— start of Excerpted records —
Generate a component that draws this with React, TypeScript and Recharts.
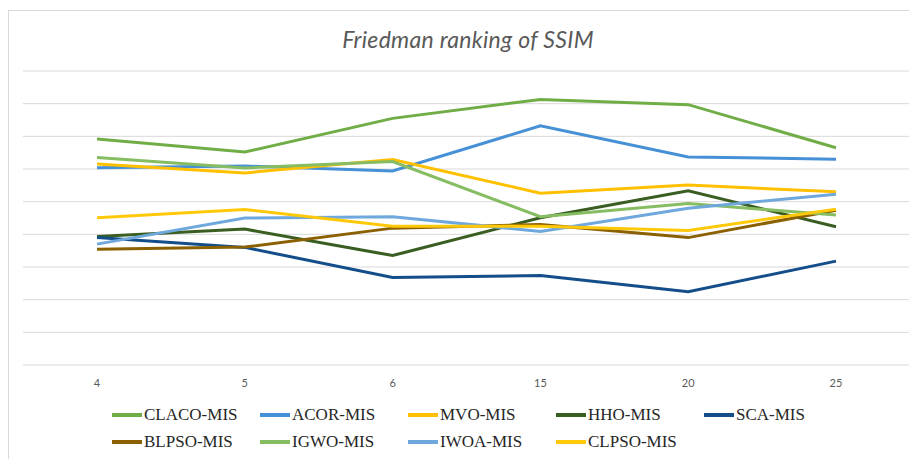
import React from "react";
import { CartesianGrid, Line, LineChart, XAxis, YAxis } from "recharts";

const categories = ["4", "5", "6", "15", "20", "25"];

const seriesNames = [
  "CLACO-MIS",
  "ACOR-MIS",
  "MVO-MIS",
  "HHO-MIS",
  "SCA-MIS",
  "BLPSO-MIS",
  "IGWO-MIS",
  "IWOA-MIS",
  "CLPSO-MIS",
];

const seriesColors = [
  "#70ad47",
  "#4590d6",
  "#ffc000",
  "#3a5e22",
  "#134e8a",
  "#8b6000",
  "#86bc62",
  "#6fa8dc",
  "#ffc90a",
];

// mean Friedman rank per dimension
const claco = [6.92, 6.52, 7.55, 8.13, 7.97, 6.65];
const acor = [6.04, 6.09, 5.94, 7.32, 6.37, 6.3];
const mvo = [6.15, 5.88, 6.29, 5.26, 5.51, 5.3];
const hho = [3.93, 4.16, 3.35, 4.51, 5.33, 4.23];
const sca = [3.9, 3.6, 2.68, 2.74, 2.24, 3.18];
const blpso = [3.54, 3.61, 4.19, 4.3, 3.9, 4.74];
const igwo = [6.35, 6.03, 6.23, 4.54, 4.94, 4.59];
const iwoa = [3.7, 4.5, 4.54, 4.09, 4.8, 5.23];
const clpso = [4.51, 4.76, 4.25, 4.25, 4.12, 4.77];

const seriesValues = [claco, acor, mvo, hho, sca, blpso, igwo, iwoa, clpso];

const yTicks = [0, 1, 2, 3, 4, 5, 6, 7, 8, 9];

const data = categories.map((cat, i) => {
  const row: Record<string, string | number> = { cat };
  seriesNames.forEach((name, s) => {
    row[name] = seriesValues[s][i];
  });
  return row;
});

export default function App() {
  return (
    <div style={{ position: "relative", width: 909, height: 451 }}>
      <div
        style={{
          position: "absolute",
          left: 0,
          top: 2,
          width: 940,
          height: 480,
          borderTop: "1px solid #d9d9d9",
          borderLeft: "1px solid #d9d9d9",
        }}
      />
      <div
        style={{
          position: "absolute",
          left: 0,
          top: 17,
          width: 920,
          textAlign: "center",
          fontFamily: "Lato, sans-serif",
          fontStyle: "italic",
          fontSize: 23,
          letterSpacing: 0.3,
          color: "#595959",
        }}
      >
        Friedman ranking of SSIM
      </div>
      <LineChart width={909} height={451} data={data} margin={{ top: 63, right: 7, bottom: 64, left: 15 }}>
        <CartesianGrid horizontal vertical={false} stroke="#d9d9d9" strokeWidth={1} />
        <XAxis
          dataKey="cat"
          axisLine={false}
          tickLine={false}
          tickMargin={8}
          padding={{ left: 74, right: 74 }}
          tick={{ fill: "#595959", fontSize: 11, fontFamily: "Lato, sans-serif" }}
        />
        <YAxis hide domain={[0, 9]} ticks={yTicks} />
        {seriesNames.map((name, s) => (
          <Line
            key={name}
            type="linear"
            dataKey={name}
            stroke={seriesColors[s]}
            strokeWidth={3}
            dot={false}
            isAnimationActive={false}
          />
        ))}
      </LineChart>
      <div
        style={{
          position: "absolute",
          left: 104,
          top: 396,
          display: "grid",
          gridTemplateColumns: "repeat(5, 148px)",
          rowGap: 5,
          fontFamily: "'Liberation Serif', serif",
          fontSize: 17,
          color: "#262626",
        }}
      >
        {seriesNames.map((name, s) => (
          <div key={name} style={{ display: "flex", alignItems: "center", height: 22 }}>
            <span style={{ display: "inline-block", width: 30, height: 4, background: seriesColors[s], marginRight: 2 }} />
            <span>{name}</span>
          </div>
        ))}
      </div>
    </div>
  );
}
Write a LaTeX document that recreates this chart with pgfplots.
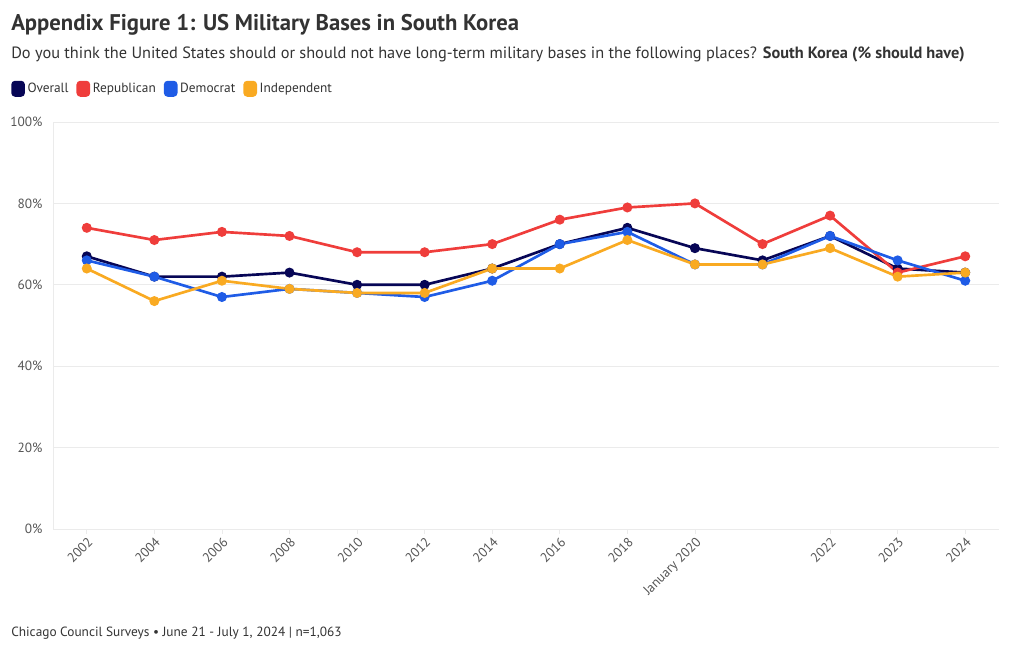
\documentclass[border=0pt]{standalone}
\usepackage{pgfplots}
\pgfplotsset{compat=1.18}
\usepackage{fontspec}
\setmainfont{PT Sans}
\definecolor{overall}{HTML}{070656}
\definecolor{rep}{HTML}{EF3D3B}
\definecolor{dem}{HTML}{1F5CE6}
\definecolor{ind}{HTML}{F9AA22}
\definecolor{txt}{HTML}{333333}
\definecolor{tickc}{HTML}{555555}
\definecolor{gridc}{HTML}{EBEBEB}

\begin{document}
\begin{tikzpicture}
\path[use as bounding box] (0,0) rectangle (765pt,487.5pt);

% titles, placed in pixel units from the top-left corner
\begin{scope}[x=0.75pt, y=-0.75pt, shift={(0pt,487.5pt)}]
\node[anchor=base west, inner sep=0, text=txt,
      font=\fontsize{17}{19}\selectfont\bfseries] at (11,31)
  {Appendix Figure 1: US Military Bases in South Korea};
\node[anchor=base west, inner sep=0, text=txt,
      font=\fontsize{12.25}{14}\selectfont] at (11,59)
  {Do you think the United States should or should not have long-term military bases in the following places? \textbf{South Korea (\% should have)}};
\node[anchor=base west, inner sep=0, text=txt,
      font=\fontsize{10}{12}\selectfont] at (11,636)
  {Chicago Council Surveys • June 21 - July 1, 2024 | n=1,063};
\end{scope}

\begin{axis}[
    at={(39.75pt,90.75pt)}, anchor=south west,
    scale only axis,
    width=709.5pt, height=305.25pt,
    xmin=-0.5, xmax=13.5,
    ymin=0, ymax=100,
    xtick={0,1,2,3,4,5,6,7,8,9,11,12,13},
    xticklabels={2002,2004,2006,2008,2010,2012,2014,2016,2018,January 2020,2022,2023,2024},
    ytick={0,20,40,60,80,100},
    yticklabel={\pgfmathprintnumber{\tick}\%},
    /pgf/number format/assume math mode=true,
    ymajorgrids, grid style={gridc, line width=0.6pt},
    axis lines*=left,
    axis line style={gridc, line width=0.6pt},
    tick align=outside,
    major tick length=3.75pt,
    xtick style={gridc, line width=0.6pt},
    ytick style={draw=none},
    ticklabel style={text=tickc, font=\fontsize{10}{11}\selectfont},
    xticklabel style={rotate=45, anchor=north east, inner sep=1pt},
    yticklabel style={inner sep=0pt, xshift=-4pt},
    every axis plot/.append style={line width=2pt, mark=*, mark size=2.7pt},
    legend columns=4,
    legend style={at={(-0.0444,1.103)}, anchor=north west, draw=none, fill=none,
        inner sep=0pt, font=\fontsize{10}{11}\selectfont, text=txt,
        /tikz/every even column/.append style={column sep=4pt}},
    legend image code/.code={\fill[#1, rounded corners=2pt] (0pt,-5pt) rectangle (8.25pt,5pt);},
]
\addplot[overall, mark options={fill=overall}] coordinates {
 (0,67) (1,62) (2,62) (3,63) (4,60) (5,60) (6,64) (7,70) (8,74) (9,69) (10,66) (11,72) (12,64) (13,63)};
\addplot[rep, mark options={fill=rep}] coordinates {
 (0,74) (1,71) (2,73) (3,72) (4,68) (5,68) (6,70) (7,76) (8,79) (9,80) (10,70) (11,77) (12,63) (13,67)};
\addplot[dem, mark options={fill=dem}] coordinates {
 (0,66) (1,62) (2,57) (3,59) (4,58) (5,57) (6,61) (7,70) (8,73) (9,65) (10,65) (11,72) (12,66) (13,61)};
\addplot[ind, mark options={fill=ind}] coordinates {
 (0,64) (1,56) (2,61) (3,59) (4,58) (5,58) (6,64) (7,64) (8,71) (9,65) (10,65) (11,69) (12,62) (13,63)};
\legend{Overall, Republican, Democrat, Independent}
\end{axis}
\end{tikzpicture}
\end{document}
— end of Excerpted records —
**Set task**. Omit the pictures and reproduce the listing exactly.

**Solution to this task**.
Generate a component that draws this with React, TypeScript and Recharts.
import React from "react";
import { CartesianGrid, Line, LineChart, XAxis, YAxis } from "recharts";

const categories = ["4", "5", "6", "15", "20", "25"];

const seriesNames = [
  "CLACO-MIS",
  "ACOR-MIS",
  "MVO-MIS",
  "HHO-MIS",
  "SCA-MIS",
  "BLPSO-MIS",
  "IGWO-MIS",
  "IWOA-MIS",
  "CLPSO-MIS",
];

const seriesColors = [
  "#70ad47",
  "#4590d6",
  "#ffc000",
  "#3a5e22",
  "#134e8a",
  "#8b6000",
  "#86bc62",
  "#6fa8dc",
  "#ffc90a",
];

// mean Friedman rank per dimension
const claco = [6.92, 6.52, 7.55, 8.13, 7.97, 6.65];
const acor = [6.04, 6.09, 5.94, 7.32, 6.37, 6.3];
const mvo = [6.15, 5.88, 6.29, 5.26, 5.51, 5.3];
const hho = [3.93, 4.16, 3.35, 4.51, 5.33, 4.23];
const sca = [3.9, 3.6, 2.68, 2.74, 2.24, 3.18];
const blpso = [3.54, 3.61, 4.19, 4.3, 3.9, 4.74];
const igwo = [6.35, 6.03, 6.23, 4.54, 4.94, 4.59];
const iwoa = [3.7, 4.5, 4.54, 4.09, 4.8, 5.23];
const clpso = [4.51, 4.76, 4.25, 4.25, 4.12, 4.77];

const seriesValues = [claco, acor, mvo, hho, sca, blpso, igwo, iwoa, clpso];

const yTicks = [0, 1, 2, 3, 4, 5, 6, 7, 8, 9];

const data = categories.map((cat, i) => {
  const row: Record<string, string | number> = { cat };
  seriesNames.forEach((name, s) => {
    row[name] = seriesValues[s][i];
  });
  return row;
});

export default function App() {
  return (
    <div style={{ position: "relative", width: 909, height: 451 }}>
      <div
        style={{
          position: "absolute",
          left: 0,
          top: 2,
          width: 940,
          height: 480,
          borderTop: "1px solid #d9d9d9",
          borderLeft: "1px solid #d9d9d9",
        }}
      />
      <div
        style={{
          position: "absolute",
          left: 0,
          top: 17,
          width: 920,
          textAlign: "center",
          fontFamily: "Lato, sans-serif",
          fontStyle: "italic",
          fontSize: 23,
          letterSpacing: 0.3,
          color: "#595959",
        }}
      >
        Friedman ranking of SSIM
      </div>
      <LineChart width={909} height={451} data={data} margin={{ top: 63, right: 7, bottom: 64, left: 15 }}>
        <CartesianGrid horizontal vertical={false} stroke="#d9d9d9" strokeWidth={1} />
        <XAxis
          dataKey="cat"
          axisLine={false}
          tickLine={false}
          tickMargin={8}
          padding={{ left: 74, right: 74 }}
          tick={{ fill: "#595959", fontSize: 11, fontFamily: "Lato, sans-serif" }}
        />
        <YAxis hide domain={[0, 9]} ticks={yTicks} />
        {seriesNames.map((name, s) => (
          <Line
            key={name}
            type="linear"
            dataKey={name}
            stroke={seriesColors[s]}
            strokeWidth={3}
            dot={false}
            isAnimationActive={false}
          />
        ))}
      </LineChart>
      <div
        style={{
          position: "absolute",
          left: 104,
          top: 396,
          display: "grid",
          gridTemplateColumns: "repeat(5, 148px)",
          rowGap: 5,
          fontFamily: "'Liberation Serif', serif",
          fontSize: 17,
          color: "#262626",
        }}
      >
        {seriesNames.map((name, s) => (
          <div key={name} style={{ display: "flex", alignItems: "center", height: 22 }}>
            <span style={{ display: "inline-block", width: 30, height: 4, background: seriesColors[s], marginRight: 2 }} />
            <span>{name}</span>
          </div>
        ))}
      </div>
    </div>
  );
}
Write a LaTeX document that recreates this chart with pgfplots.
\documentclass[border=0pt]{standalone}
\usepackage{pgfplots}
\pgfplotsset{compat=1.18}
\usepackage{fontspec}
\setmainfont{PT Sans}
\definecolor{overall}{HTML}{070656}
\definecolor{rep}{HTML}{EF3D3B}
\definecolor{dem}{HTML}{1F5CE6}
\definecolor{ind}{HTML}{F9AA22}
\definecolor{txt}{HTML}{333333}
\definecolor{tickc}{HTML}{555555}
\definecolor{gridc}{HTML}{EBEBEB}

\begin{document}
\begin{tikzpicture}
\path[use as bounding box] (0,0) rectangle (765pt,487.5pt);

% titles, placed in pixel units from the top-left corner
\begin{scope}[x=0.75pt, y=-0.75pt, shift={(0pt,487.5pt)}]
\node[anchor=base west, inner sep=0, text=txt,
      font=\fontsize{17}{19}\selectfont\bfseries] at (11,31)
  {Appendix Figure 1: US Military Bases in South Korea};
\node[anchor=base west, inner sep=0, text=txt,
      font=\fontsize{12.25}{14}\selectfont] at (11,59)
  {Do you think the United States should or should not have long-term military bases in the following places? \textbf{South Korea (\% should have)}};
\node[anchor=base west, inner sep=0, text=txt,
      font=\fontsize{10}{12}\selectfont] at (11,636)
  {Chicago Council Surveys • June 21 - July 1, 2024 | n=1,063};
\end{scope}

\begin{axis}[
    at={(39.75pt,90.75pt)}, anchor=south west,
    scale only axis,
    width=709.5pt, height=305.25pt,
    xmin=-0.5, xmax=13.5,
    ymin=0, ymax=100,
    xtick={0,1,2,3,4,5,6,7,8,9,11,12,13},
    xticklabels={2002,2004,2006,2008,2010,2012,2014,2016,2018,January 2020,2022,2023,2024},
    ytick={0,20,40,60,80,100},
    yticklabel={\pgfmathprintnumber{\tick}\%},
    /pgf/number format/assume math mode=true,
    ymajorgrids, grid style={gridc, line width=0.6pt},
    axis lines*=left,
    axis line style={gridc, line width=0.6pt},
    tick align=outside,
    major tick length=3.75pt,
    xtick style={gridc, line width=0.6pt},
    ytick style={draw=none},
    ticklabel style={text=tickc, font=\fontsize{10}{11}\selectfont},
    xticklabel style={rotate=45, anchor=north east, inner sep=1pt},
    yticklabel style={inner sep=0pt, xshift=-4pt},
    every axis plot/.append style={line width=2pt, mark=*, mark size=2.7pt},
    legend columns=4,
    legend style={at={(-0.0444,1.103)}, anchor=north west, draw=none, fill=none,
        inner sep=0pt, font=\fontsize{10}{11}\selectfont, text=txt,
        /tikz/every even column/.append style={column sep=4pt}},
    legend image code/.code={\fill[#1, rounded corners=2pt] (0pt,-5pt) rectangle (8.25pt,5pt);},
]
\addplot[overall, mark options={fill=overall}] coordinates {
 (0,67) (1,62) (2,62) (3,63) (4,60) (5,60) (6,64) (7,70) (8,74) (9,69) (10,66) (11,72) (12,64) (13,63)};
\addplot[rep, mark options={fill=rep}] coordinates {
 (0,74) (1,71) (2,73) (3,72) (4,68) (5,68) (6,70) (7,76) (8,79) (9,80) (10,70) (11,77) (12,63) (13,67)};
\addplot[dem, mark options={fill=dem}] coordinates {
 (0,66) (1,62) (2,57) (3,59) (4,58) (5,57) (6,61) (7,70) (8,73) (9,65) (10,65) (11,72) (12,66) (13,61)};
\addplot[ind, mark options={fill=ind}] coordinates {
 (0,64) (1,56) (2,61) (3,59) (4,58) (5,58) (6,64) (7,64) (8,71) (9,65) (10,65) (11,69) (12,62) (13,63)};
\legend{Overall, Republican, Democrat, Independent}
\end{axis}
\end{tikzpicture}
\end{document}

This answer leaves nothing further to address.